-------- Supplied material

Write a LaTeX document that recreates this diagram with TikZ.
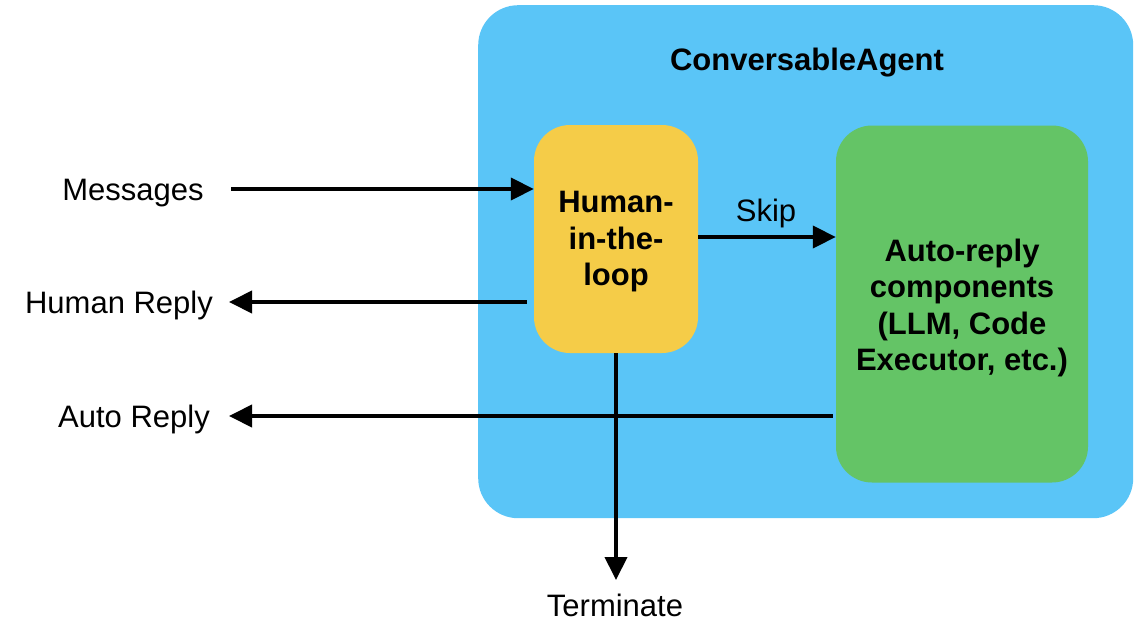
\documentclass[tikz,border=0pt]{standalone}
\usepackage{fontspec}
\setmainfont{Liberation Sans}
\usetikzlibrary{arrows.meta}
\definecolor{agentblue}{RGB}{90,197,247}
\definecolor{hilyellow}{RGB}{245,204,72}
\definecolor{autogreen}{RGB}{100,196,102}
\begin{document}
\begin{tikzpicture}[x=1pt,y=-1pt,
  lbl/.style={font=\fontsize{31}{37}\selectfont, anchor=base, inner sep=0pt},
  boxtext/.style={font=\fontsize{31}{36.5}\selectfont\bfseries, align=center},
  panel/.style={rounded corners=36pt, inner sep=0pt},
  arr/.style={line width=4pt, -{Triangle[length=23pt,width=22pt]}},
]
\useasboundingbox (0,0) rectangle (1140,624);

% agent container and its title
\node[panel, rounded corners=40pt, fill=agentblue, anchor=north west,
      minimum width=655pt, minimum height=513pt] (agent) at (478,5) {};
\node[lbl, font=\fontsize{31}{37}\selectfont\bfseries] (title) at (807,70) {ConversableAgent};

% inner components (the struts drop the text block a little)
\node[panel, boxtext, fill=hilyellow, minimum width=164pt, minimum height=228pt]
  (hil) at (616,239) {\rule{0pt}{27pt}Human-\\in-the-\\loop};
\node[panel, boxtext, fill=autogreen, minimum width=252pt, minimum height=357pt]
  (auto) at (962,304) {\rule{0pt}{30pt}Auto-reply\\components\\(LLM, Code\\Executor, etc.)};

% outside labels
\node[lbl] (msg)  at (133,200) {Messages};
\node[lbl] (hr)   at (119,313) {Human Reply};
\node[lbl] (ar)   at (134,427) {Auto Reply};
\node[lbl] (term) at (615,616) {Terminate};
\node[lbl] (skip) at (766,221) {Skip};

% free ends of the connectors
\coordinate (msgfrom) at (231,189);
\coordinate (hrtip)   at (229,302);
\coordinate (artip)   at (229,416);
\coordinate (termtip) at (616,580);

% connectors
\draw[arr] (msgfrom) -- (msgfrom -| hil.west);
\draw[arr] (hil.east |- 0,237) -- (auto.west |- 0,237);
\draw[arr] ([xshift=-7pt]hil.west |- hrtip) -- (hrtip);
\draw[arr] ([xshift=-3pt]auto.west |- artip) -- (artip);
\draw[arr] (hil.south) -- (hil.south |- termtip);
\end{tikzpicture}
\end{document}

----------------

Directions —
Leave out all pictures, then copy the remaining material exactly.

Answer for this exercise —
Write a LaTeX document that recreates this diagram with TikZ.
\documentclass[tikz,border=0pt]{standalone}
\usepackage{fontspec}
\setmainfont{Liberation Sans}
\usetikzlibrary{arrows.meta}
\definecolor{agentblue}{RGB}{90,197,247}
\definecolor{hilyellow}{RGB}{245,204,72}
\definecolor{autogreen}{RGB}{100,196,102}
\begin{document}
\begin{tikzpicture}[x=1pt,y=-1pt,
  lbl/.style={font=\fontsize{31}{37}\selectfont, anchor=base, inner sep=0pt},
  boxtext/.style={font=\fontsize{31}{36.5}\selectfont\bfseries, align=center},
  panel/.style={rounded corners=36pt, inner sep=0pt},
  arr/.style={line width=4pt, -{Triangle[length=23pt,width=22pt]}},
]
\useasboundingbox (0,0) rectangle (1140,624);

% agent container and its title
\node[panel, rounded corners=40pt, fill=agentblue, anchor=north west,
      minimum width=655pt, minimum height=513pt] (agent) at (478,5) {};
\node[lbl, font=\fontsize{31}{37}\selectfont\bfseries] (title) at (807,70) {ConversableAgent};

% inner components (the struts drop the text block a little)
\node[panel, boxtext, fill=hilyellow, minimum width=164pt, minimum height=228pt]
  (hil) at (616,239) {\rule{0pt}{27pt}Human-\\in-the-\\loop};
\node[panel, boxtext, fill=autogreen, minimum width=252pt, minimum height=357pt]
  (auto) at (962,304) {\rule{0pt}{30pt}Auto-reply\\components\\(LLM, Code\\Executor, etc.)};

% outside labels
\node[lbl] (msg)  at (133,200) {Messages};
\node[lbl] (hr)   at (119,313) {Human Reply};
\node[lbl] (ar)   at (134,427) {Auto Reply};
\node[lbl] (term) at (615,616) {Terminate};
\node[lbl] (skip) at (766,221) {Skip};

% free ends of the connectors
\coordinate (msgfrom) at (231,189);
\coordinate (hrtip)   at (229,302);
\coordinate (artip)   at (229,416);
\coordinate (termtip) at (616,580);

% connectors
\draw[arr] (msgfrom) -- (msgfrom -| hil.west);
\draw[arr] (hil.east |- 0,237) -- (auto.west |- 0,237);
\draw[arr] ([xshift=-7pt]hil.west |- hrtip) -- (hrtip);
\draw[arr] ([xshift=-3pt]auto.west |- artip) -- (artip);
\draw[arr] (hil.south) -- (hil.south |- termtip);
\end{tikzpicture}
\end{document}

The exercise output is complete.